PB frames (Annex G and M): In this mode, macroblocks for a P-frame and a pseudo−B-frame are multiplexed together into the unique PB-frame picture coding type. The B portion of each macroblock borrows from information encoded for the P portion of the macroblock: the B-frame forward and backward motion vectors are scaled from the P-frame vector, and the reconstructed P-frame macroblock serves as backward reference for the B portion. The PB-frame includes only a pseudo−B-frame, because the backward prediction for each macroblock can only refer to the reconstructed P macroblock that is contained within the same PB macroblock. However, as with traditional B-frame semantics, a B macroblock within a PB-frame can refer to any location within the forward-reference frame. The limitation of the backward reference creates smaller backward prediction block shapes (as described in H.263 Figure G.2). PB-frames are supported in DirectX VA by representing the P portions of the PB-frame as a P-frame, and the B portions of the PB-frame as a separate B-in-P bidirectionally predicted picture containing a unique B-in-PB type of macroblock that has two motion vectors.

Deblocking Filter (Annex J): Special commands are defined to accelerate deblocking filters, whether used within the motion-compensated prediction loop as with Annex J, or outside the loop as is the case when deblocking H.261 pictures or H.263 baseline pictures. The host CPU must create deblocking commands that observe group of blocks (GOB) or slice segment boundaries, if necessary.

Reference Picture Selection (Annexes N and U): Multiple reference frames are supported by the accelerator using the picture index selection field of each prediction block.

Scalability (Annex O): Temporal, SNR, and spatial scalability features are specified in H.263 Annex O. H.263 temporal scalability B-frames are very similar in DirectX VA to MPEG-1 B-frames. Spatial scalability requires upsampling the lower-layer reference picture and then using the upsampled picture as a reference picture for coding an enhancement-layer picture (in all other aspects, spatial scalability is essentially the same as signal-to-noise ratio and temporal scalability). The appropriate bidirectional averaging rounding control should be set to downward-biased averaging for H.263. (MPEG-1 and MPEG-2 use upward-biased averaging, and H.263 uses downward-biased averaging.)

Reference Picture Resampling (Annex P): The simple form of this annex is supported by reference buffer resampling. For advanced forms of Annex P resampling, the reconstructed frames that serve as reference frames must be resampled by external means and stored as reference frame buffers that are addressable by the accelerator.

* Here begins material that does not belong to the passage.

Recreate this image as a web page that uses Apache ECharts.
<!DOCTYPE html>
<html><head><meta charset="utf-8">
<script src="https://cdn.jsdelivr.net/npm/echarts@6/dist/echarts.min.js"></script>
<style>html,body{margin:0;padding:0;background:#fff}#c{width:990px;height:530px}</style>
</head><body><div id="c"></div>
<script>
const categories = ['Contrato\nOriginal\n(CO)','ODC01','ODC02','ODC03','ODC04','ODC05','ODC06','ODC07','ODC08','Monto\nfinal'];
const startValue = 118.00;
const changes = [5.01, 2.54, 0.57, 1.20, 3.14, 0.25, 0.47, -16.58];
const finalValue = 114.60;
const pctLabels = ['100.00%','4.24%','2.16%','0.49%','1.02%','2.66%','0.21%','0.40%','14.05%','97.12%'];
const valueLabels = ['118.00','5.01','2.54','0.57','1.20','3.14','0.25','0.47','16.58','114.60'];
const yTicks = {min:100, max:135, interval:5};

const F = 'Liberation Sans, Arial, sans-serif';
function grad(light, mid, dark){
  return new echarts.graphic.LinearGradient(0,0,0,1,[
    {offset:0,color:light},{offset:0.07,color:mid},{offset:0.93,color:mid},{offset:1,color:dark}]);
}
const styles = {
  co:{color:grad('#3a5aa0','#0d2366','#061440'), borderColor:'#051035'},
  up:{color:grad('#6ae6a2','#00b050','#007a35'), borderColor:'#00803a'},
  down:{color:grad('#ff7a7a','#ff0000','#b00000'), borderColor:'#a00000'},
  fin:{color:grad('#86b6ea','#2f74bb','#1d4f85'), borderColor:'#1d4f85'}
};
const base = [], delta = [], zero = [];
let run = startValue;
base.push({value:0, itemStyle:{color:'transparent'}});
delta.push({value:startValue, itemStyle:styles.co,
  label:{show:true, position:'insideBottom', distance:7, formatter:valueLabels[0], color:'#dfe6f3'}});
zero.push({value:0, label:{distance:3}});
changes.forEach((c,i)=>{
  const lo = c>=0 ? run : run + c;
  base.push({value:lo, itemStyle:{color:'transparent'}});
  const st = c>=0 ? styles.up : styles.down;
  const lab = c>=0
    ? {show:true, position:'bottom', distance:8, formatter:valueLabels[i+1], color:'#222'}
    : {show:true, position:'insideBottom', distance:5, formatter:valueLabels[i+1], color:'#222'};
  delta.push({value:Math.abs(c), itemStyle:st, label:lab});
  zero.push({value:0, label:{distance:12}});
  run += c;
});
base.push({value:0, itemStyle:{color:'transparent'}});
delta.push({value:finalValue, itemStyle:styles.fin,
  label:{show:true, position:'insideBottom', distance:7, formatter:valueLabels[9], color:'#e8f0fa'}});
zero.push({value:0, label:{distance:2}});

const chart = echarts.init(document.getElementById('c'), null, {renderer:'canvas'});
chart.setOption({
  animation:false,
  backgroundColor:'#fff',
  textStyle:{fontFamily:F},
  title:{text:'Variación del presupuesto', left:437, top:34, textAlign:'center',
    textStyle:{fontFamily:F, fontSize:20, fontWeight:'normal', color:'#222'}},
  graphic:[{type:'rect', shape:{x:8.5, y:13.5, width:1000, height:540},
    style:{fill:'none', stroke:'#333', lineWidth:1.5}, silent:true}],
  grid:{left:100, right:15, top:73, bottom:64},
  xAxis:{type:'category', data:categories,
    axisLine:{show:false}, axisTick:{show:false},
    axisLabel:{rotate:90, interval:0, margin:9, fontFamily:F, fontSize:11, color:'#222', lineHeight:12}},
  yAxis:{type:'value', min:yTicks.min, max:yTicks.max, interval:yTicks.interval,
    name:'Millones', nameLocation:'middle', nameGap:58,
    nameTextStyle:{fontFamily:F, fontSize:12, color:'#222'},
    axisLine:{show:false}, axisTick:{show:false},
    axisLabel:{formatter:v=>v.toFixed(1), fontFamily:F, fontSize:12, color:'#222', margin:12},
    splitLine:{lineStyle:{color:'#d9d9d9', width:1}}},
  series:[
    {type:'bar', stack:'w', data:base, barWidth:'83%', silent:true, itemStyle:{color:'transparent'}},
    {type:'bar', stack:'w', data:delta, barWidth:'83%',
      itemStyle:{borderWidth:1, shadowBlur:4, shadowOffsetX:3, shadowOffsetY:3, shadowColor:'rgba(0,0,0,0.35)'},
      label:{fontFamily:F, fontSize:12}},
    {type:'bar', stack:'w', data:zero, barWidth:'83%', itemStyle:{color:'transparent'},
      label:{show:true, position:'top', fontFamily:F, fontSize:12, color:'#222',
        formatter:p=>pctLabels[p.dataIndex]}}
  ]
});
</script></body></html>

Reduced-Resolution Update (Annex Q): The H.263 reduced-resolution update mode is not currently supported, as it has unusual residual upsampling requirements, a different form of deblocking filter, and a different form of advanced prediction OBMC. However, reduced-resolution update-mode operation can be supported in this interface using host-based IDCT processing when the deblocking filter mode and the advanced prediction mode are inactive.

Independent Segment Decoding (Annex R): There is no accelerator awareness of independent segment borders. Some forms of Annex R can be supported without any special handling (for example, baseline plus Annex R). Forms of Annex R that require picture segment extrapolation can be supported by decoding each segment as a picture and then constructing the complete output picture from these smaller pictures.

IDCT (Annex W): This interface supports the inverse discrete cosine transform (IDCT) specified in Annex W of H.263.

Other H.263 Optional Features: Other optional features of H.263 can be supported without any impact on the DirectX VA design. For example, Annexes I, K, S, and T can be easily handled by altering the software decoder without any impact on the accelerator.